*WORK INSTRUCTIONS*
In the entries, find all lines that hold the word "diagram" and copy them.

*EXERCISE MATERIALS*
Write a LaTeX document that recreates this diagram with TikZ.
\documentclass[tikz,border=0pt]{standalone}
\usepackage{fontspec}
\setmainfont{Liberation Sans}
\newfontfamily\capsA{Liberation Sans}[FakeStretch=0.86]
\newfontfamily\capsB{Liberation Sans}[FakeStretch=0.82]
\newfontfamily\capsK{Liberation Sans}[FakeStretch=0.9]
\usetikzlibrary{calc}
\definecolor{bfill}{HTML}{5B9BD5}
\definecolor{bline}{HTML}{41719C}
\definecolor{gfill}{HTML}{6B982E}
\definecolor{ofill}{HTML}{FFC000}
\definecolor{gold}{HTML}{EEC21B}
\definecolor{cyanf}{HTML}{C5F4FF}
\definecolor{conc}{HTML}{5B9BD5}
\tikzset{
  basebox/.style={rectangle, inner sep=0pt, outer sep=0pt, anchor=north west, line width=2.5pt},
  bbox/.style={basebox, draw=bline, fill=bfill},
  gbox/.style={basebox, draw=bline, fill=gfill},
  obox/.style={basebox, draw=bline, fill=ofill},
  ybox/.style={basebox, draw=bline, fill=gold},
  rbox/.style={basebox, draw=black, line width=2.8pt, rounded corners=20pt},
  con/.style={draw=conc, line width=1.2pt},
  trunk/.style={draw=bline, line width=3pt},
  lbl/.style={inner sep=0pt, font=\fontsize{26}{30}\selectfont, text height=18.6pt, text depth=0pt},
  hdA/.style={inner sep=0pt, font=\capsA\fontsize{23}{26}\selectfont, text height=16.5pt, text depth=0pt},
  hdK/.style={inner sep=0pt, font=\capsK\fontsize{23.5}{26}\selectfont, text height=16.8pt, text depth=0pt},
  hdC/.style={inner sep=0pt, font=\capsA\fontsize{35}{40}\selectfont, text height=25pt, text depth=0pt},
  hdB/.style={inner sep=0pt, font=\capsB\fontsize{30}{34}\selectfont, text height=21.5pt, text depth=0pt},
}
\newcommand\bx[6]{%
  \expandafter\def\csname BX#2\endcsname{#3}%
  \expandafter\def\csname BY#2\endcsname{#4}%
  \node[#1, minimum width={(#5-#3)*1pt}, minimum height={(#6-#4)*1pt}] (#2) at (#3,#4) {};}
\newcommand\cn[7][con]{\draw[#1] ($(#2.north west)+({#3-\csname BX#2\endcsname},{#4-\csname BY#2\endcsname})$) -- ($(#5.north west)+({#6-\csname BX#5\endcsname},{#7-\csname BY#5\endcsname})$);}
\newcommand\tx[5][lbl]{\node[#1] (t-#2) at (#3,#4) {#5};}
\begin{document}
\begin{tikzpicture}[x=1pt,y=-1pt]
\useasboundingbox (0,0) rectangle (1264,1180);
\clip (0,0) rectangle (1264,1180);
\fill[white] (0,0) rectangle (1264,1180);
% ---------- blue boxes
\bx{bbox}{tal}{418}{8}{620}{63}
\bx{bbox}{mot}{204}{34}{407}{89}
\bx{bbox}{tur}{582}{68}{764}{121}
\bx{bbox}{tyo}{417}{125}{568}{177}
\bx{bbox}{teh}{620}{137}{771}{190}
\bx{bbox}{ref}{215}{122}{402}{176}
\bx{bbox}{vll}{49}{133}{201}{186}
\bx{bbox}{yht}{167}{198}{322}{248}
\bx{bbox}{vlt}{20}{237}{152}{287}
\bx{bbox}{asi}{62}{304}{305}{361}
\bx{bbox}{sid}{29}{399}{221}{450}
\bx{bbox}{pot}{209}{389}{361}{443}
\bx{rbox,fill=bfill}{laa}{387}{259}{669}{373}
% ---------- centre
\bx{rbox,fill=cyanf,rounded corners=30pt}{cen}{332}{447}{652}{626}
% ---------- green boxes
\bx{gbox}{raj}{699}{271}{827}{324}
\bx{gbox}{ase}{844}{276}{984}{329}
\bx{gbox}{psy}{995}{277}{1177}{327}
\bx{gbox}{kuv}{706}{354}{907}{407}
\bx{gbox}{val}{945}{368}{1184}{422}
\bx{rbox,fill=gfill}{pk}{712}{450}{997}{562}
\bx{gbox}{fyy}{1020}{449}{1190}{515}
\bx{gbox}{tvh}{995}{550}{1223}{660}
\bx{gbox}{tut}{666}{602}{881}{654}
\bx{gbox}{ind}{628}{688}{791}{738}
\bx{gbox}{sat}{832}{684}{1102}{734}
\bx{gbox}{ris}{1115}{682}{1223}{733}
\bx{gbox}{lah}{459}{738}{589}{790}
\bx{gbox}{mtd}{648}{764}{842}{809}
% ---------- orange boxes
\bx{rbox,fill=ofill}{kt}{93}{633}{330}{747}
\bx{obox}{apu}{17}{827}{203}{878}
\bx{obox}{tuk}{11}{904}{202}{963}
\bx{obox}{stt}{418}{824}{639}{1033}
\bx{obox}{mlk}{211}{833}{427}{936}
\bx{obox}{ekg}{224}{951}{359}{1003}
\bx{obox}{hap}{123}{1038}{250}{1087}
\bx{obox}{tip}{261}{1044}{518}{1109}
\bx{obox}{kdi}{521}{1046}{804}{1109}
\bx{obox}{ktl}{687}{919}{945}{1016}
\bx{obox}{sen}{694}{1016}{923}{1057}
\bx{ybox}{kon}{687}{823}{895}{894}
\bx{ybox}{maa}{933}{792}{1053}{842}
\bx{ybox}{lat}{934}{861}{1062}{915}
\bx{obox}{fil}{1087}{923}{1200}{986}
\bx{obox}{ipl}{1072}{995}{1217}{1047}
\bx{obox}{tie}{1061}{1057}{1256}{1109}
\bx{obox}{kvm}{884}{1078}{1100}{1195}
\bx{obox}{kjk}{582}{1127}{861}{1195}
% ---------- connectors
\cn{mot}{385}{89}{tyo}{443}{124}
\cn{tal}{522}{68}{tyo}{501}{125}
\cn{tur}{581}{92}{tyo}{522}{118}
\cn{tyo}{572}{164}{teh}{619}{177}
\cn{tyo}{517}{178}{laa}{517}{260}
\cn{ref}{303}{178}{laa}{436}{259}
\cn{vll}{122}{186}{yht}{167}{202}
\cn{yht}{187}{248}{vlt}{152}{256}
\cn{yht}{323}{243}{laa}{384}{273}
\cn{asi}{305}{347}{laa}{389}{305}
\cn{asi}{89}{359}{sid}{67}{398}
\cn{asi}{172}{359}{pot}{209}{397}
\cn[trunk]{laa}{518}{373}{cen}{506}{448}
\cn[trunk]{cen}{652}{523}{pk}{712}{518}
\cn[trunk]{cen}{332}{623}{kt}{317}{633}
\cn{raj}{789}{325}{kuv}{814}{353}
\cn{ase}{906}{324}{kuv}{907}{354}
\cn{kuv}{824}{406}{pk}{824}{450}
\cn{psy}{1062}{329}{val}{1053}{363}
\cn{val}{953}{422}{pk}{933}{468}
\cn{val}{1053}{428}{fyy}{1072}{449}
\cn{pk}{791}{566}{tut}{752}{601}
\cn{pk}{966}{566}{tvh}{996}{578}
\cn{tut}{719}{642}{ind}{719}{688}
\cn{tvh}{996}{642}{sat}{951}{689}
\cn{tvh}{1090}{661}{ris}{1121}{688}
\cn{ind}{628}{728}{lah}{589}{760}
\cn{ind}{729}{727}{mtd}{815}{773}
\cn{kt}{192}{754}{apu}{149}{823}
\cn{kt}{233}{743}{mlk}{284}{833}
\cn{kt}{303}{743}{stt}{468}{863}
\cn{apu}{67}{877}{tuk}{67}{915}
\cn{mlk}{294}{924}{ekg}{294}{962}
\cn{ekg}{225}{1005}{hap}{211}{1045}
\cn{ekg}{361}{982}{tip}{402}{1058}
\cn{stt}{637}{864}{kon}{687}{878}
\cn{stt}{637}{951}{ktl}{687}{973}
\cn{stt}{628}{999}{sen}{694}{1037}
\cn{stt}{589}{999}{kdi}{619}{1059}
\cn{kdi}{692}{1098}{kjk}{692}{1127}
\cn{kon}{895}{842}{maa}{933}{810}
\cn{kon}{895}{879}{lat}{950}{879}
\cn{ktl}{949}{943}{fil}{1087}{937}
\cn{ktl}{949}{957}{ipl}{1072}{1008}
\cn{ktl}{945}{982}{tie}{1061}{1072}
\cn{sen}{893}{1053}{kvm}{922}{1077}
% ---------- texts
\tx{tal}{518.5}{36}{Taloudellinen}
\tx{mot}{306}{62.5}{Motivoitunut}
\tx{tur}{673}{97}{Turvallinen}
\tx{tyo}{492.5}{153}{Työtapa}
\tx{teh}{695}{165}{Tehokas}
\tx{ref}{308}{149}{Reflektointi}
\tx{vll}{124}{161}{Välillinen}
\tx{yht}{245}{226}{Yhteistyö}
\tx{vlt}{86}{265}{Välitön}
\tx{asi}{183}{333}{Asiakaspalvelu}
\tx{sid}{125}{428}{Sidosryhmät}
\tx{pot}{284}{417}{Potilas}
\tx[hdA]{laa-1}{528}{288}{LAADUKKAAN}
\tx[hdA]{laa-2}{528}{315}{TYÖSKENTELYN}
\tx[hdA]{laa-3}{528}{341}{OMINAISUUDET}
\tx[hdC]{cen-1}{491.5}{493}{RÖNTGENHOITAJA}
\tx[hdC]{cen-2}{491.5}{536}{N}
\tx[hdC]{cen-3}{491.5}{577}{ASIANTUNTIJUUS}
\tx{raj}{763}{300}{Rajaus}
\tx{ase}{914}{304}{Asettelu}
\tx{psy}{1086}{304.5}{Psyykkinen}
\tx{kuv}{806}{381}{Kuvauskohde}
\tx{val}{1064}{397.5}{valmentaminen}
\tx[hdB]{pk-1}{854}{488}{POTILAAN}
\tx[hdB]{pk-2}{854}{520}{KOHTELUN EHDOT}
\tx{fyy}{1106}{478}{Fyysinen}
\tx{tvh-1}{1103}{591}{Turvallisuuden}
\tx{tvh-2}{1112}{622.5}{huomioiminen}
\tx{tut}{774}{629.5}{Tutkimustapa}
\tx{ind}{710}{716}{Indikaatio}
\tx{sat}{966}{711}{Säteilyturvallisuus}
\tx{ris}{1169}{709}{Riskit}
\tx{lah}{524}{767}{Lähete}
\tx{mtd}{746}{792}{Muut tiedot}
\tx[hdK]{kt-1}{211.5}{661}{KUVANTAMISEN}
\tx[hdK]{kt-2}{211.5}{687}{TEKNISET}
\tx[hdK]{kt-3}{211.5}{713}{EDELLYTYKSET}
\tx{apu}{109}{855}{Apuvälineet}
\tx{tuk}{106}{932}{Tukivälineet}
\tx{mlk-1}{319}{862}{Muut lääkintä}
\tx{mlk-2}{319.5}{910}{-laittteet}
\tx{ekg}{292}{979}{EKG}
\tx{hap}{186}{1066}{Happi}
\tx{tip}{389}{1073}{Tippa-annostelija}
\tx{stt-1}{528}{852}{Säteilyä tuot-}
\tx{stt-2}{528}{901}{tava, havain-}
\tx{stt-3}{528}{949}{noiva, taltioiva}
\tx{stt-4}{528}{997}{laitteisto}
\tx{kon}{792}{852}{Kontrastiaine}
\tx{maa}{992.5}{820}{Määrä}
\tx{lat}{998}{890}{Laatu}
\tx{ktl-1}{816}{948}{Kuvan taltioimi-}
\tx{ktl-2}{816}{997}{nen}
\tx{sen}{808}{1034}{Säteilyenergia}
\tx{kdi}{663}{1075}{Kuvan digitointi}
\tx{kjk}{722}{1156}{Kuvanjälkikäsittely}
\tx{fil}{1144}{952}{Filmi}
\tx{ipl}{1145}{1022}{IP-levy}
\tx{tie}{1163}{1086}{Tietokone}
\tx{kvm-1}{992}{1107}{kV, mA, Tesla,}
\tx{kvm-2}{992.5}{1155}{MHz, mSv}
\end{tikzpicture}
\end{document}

--

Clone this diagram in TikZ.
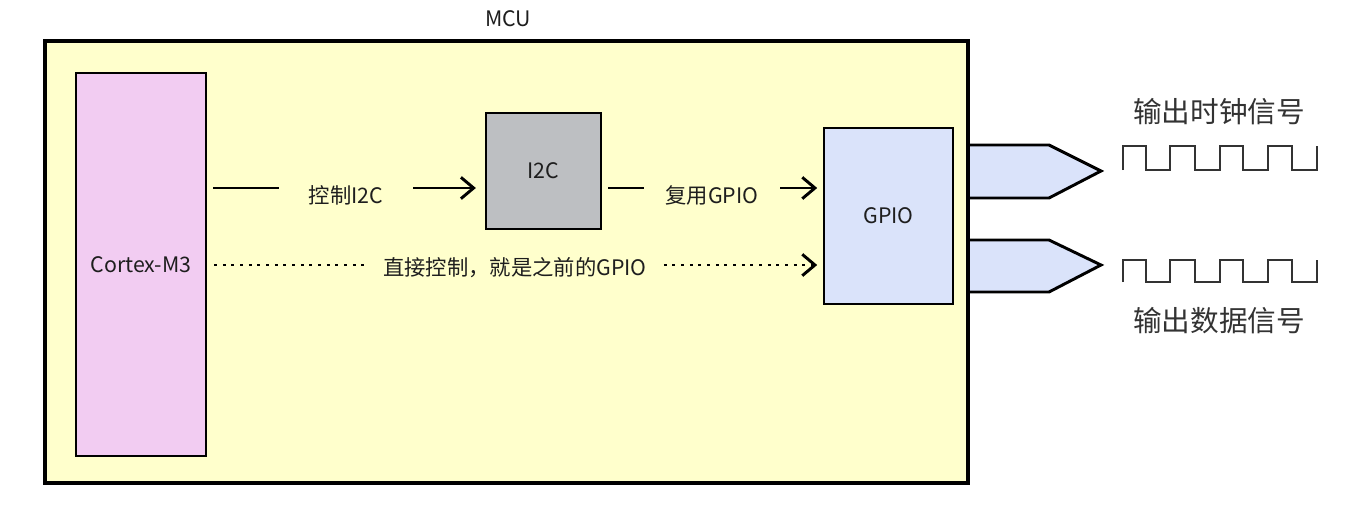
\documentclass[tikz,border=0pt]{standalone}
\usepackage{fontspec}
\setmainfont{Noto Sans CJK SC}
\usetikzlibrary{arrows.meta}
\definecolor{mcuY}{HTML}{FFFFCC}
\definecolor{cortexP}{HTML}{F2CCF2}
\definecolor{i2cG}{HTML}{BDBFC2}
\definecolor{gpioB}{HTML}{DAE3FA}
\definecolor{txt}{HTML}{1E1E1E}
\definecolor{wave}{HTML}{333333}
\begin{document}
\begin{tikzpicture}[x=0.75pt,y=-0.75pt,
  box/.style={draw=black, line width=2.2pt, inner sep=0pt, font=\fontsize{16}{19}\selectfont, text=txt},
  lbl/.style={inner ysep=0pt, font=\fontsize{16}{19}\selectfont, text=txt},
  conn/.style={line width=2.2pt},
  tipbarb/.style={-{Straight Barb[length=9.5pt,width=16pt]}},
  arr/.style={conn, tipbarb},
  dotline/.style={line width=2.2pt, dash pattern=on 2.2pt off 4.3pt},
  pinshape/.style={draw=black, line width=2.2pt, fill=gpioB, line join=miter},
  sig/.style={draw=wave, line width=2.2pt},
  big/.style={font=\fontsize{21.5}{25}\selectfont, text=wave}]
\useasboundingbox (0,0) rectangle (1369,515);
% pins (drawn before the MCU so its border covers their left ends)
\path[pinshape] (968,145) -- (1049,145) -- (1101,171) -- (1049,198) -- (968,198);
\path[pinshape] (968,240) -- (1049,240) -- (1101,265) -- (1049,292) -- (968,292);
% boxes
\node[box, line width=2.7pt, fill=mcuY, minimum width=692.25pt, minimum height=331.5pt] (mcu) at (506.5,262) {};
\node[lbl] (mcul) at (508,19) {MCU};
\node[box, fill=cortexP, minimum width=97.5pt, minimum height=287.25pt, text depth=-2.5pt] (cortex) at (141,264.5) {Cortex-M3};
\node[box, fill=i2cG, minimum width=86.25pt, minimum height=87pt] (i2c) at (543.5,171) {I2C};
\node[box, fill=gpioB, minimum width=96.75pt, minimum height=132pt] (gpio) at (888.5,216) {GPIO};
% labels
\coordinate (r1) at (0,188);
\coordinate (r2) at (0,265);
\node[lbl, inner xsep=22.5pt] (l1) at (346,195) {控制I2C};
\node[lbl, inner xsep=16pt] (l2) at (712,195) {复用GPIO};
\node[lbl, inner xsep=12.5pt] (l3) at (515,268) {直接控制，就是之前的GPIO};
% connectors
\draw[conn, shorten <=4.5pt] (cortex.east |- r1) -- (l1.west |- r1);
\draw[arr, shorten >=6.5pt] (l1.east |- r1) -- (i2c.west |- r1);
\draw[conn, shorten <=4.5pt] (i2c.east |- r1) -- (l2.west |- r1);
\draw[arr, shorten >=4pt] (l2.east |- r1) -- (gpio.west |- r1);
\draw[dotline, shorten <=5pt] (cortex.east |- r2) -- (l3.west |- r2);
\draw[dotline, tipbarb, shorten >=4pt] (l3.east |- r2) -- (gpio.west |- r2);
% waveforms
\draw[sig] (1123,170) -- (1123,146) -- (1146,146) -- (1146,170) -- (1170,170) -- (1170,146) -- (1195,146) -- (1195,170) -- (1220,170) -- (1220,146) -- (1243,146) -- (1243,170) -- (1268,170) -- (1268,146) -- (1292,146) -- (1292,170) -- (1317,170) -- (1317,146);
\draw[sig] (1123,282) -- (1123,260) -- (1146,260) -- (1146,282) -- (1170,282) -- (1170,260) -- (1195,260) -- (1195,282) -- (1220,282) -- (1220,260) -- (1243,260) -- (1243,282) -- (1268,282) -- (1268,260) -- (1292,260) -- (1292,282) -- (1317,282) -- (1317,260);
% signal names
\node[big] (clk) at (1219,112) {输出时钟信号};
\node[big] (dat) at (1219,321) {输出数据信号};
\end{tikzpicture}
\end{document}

*SOLUTION TO THIS TASK*
Write a LaTeX document that recreates this diagram with TikZ.
Clone this diagram in TikZ.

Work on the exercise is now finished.